Crystalline Copper Phosphide Nanosheets as an Efficient Janus Catalyst for Overall Water Splitting

Abstract

Hydrogen is essential to many industrial processes and could play an important role as an ideal clean energy carrier for future energy supply. Herein, we report for the first time the growth of crystalline Cu₃P phosphide nanosheets on conductive nickel foam (Cu₃P@NF) for electrocatalytic and visible light-driven overall water splitting. Our results show that the Cu₃P@NF electrode can be used as an efficient Janus catalyst for both the oxygen evolution reaction (OER) and the hydrogen evolution reaction (HER).

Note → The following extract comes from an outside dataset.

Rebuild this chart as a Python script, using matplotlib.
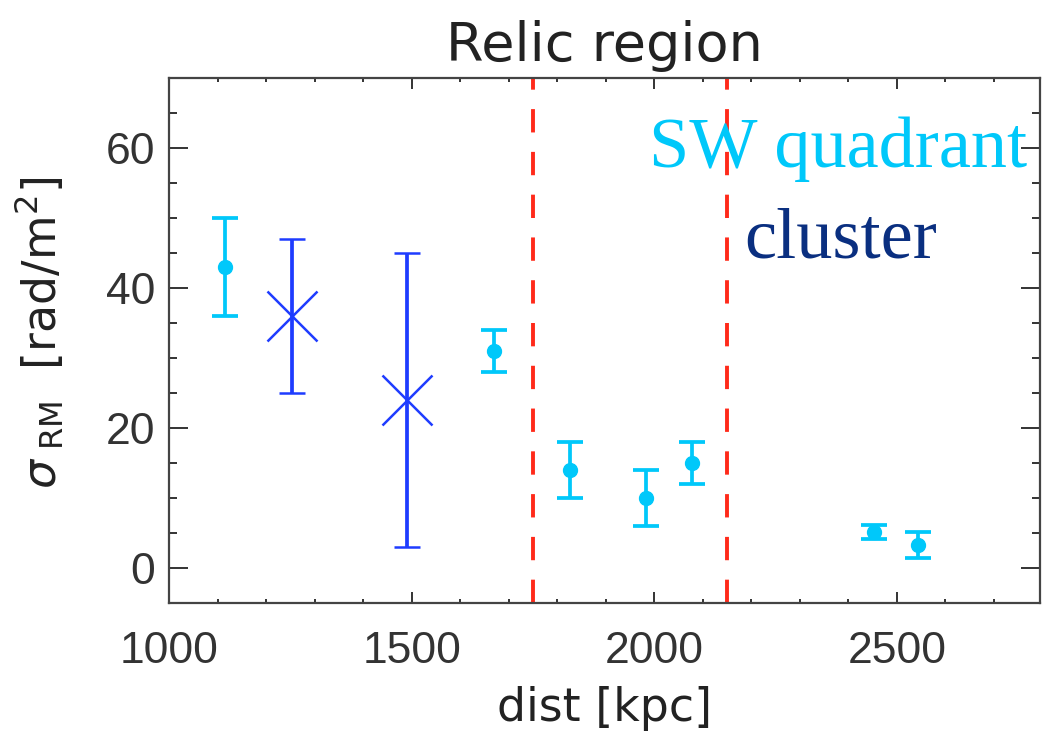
import numpy as np
import matplotlib
matplotlib.use("Agg")
import matplotlib.pyplot as plt
from matplotlib.ticker import MultipleLocator

# SW quadrant points (cyan dots)
sw_dist = [1115, 1669, 1826, 1984, 2078, 2452, 2543]
sw_sigma = [43.0, 31.0, 14.0, 10.0, 15.0, 5.2, 3.3]
sw_err = [7.0, 3.0, 4.0, 4.0, 3.0, 1.0, 1.8]

# cluster points (blue crosses)
cl_dist = [1254, 1490]
cl_sigma = [36.0, 24.0]
cl_err = [11.0, 21.0]

# relic boundaries
relic_edges = [1750, 2150]

cyan = "#00C8FA"
blue = "#1E3CFF"
navy = "#0A2F80"
red = "#FF2A1A"

plt.rcParams["font.family"] = ["Liberation Sans", "DejaVu Sans"]
plt.rcParams["mathtext.fontset"] = "dejavusans"

fig = plt.figure(figsize=(10.45, 7.38), dpi=100)
ax = fig.add_axes([0.1617, 0.1829, 0.9952 - 0.1617, 0.8943 - 0.1829])

for x in relic_edges:
    ax.axvline(x, color=red, lw=2.8, dashes=(6, 5), zorder=1)

ax.errorbar(sw_dist, sw_sigma, yerr=sw_err, fmt="o", color=cyan, ms=10,
            elinewidth=2.7, capsize=9.5, capthick=2.7, zorder=3)
ax.errorbar(cl_dist, cl_sigma, yerr=cl_err, fmt="x", color=blue, ms=36,
            mew=1.8, elinewidth=2.7, capsize=9.5, capthick=2.7, zorder=3)

ax.set_xlim(1000, 2795)
ax.set_ylim(-5, 70)
ax.xaxis.set_major_locator(MultipleLocator(500))
ax.xaxis.set_minor_locator(MultipleLocator(100))
ax.yaxis.set_major_locator(MultipleLocator(20))
ax.yaxis.set_minor_locator(MultipleLocator(5))

for s in ax.spines.values():
    s.set_linewidth(1.6)
    s.set_color("#444444")

ax.tick_params(axis="both", which="both", direction="in", top=True, right=True,
               colors="#333333", labelsize=32, width=1.4)
ax.tick_params(axis="x", which="major", length=8, pad=20)
ax.tick_params(axis="x", which="minor", length=3)
ax.tick_params(axis="y", which="major", length=14, pad=10)
ax.tick_params(axis="y", which="minor", length=6)

label_font = dict(fontsize=33, color="#222222", family="DejaVu Sans")
ax.set_title("Relic region", fontsize=39, color="#222222",
             family="DejaVu Sans", pad=12)
ax.set_xlabel("dist [kpc]", labelpad=10, **label_font)
ax.set_ylabel(r"$\sigma_{\ \mathrm{RM}}$  [rad/m$^2$]", **label_font)
ax.yaxis.set_label_coords(-0.118, 0.514)

serif = ["Liberation Serif", "DejaVu Serif"]
ax.text(0.768, 0.83, "SW quadrant", transform=ax.transAxes, ha="center",
        fontsize=52, color=cyan, family=serif)
ax.text(0.771, 0.659, "cluster", transform=ax.transAxes, ha="center",
        fontsize=52, color=navy, family=serif)

fig.savefig("out.png", dpi=100)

For OER catalysis, a current density of 10 mA/cm² requires an overpotential of only ∼320 mV and the slope of the Tafel plot is as low as 54 mV/dec in 1.0 M KOH. For HER catalysis, the overpotential is only ∼105 mV to achieve a catalytic current density of 10 mA cm^-2. Moreover, overall water splitting can be achieved in a water electrolyzer based on the Cu₃P@NF electrode, which showed a catalytic current density of 10 mA/cm² under an applied voltage of ∼1.67 V. The same current density can also be obtained using a silicon solar cell under ∼1.70 V for both the HER and the OER. This new Janus Cu₃P@NF electrode is made of inexpensive and nonprecious metal-based materials, which opens new possibilities based on copper to exploit overall water splitting for hydrogen production. To the best of our knowledge, such high performance of a copper-based water oxidation and overall water splitting catalyst has not been reported to date.